***** Listing *****

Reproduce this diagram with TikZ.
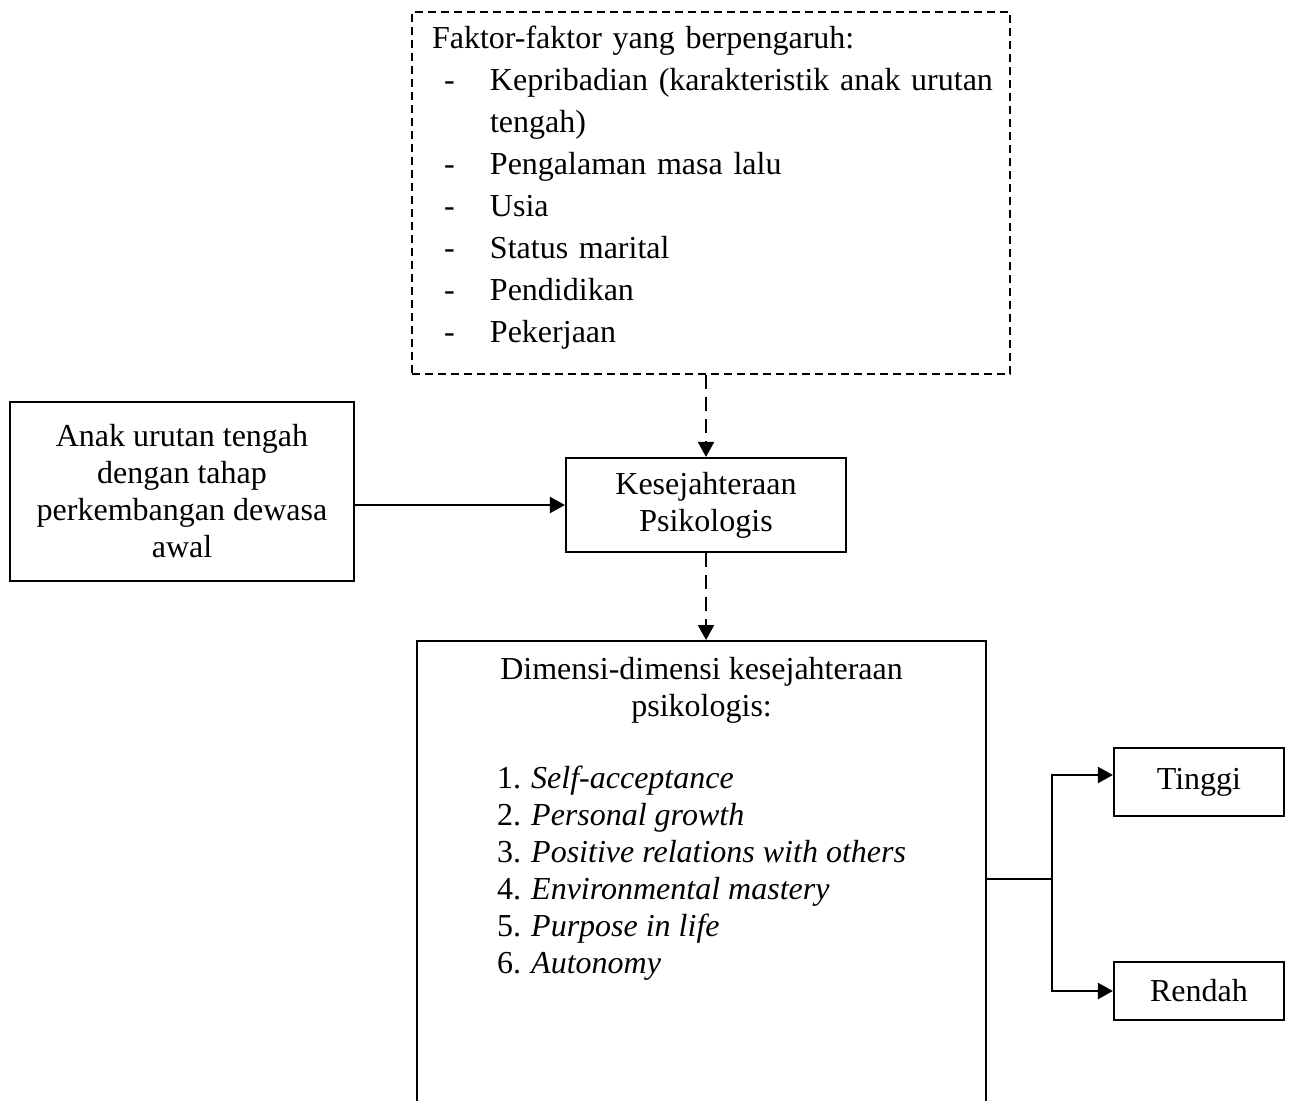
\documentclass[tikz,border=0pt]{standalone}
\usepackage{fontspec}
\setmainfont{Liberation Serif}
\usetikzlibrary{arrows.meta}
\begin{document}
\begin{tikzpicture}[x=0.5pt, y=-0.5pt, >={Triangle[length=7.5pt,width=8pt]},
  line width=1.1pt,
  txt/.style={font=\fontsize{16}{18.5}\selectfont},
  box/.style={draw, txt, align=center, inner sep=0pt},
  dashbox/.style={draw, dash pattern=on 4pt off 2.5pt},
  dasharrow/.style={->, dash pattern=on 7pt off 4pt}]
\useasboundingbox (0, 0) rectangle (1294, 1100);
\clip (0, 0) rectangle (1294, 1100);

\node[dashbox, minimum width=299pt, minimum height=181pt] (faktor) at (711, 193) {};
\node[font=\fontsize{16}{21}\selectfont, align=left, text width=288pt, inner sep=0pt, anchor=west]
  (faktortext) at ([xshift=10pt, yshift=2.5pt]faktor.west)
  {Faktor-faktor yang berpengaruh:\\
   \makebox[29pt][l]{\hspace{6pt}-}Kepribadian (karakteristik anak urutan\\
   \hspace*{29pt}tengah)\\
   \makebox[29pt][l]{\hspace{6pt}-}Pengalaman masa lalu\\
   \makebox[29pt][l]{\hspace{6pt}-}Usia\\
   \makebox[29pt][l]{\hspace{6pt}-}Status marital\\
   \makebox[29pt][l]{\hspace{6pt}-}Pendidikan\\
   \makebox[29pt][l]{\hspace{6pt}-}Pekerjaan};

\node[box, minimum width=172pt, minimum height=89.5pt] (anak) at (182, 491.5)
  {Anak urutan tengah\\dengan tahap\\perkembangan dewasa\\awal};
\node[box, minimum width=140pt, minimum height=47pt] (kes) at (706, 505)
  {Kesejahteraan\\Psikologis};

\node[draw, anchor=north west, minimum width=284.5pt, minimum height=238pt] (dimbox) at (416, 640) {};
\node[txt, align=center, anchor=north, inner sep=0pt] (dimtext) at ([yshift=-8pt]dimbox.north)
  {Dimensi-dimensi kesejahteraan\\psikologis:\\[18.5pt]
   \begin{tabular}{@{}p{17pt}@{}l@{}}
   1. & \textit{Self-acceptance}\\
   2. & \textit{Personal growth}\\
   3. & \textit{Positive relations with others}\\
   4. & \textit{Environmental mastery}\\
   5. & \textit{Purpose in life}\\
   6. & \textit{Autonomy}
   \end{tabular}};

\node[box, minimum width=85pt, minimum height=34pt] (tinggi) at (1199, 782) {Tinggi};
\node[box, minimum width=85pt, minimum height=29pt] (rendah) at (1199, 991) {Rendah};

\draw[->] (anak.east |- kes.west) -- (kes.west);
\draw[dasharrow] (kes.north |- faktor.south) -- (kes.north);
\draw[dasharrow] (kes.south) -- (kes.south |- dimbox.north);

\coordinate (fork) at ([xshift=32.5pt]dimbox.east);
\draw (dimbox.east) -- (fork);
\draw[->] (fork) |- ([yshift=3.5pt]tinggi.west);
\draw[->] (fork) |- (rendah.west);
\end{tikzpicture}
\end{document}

*****
***** Listing *****

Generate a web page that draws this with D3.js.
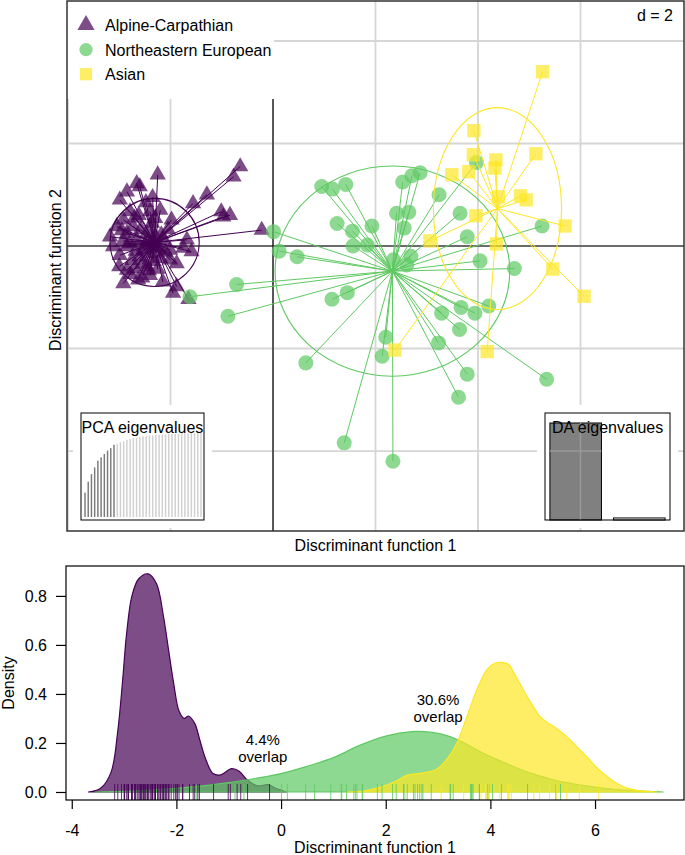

*****

What is asked
Select and copy every line of the material that holds the string "with".

Response to the task
Reproduce this diagram with TikZ.
   3. & \textit{Positive relations with others}\\
Generate a web page that draws this with D3.js.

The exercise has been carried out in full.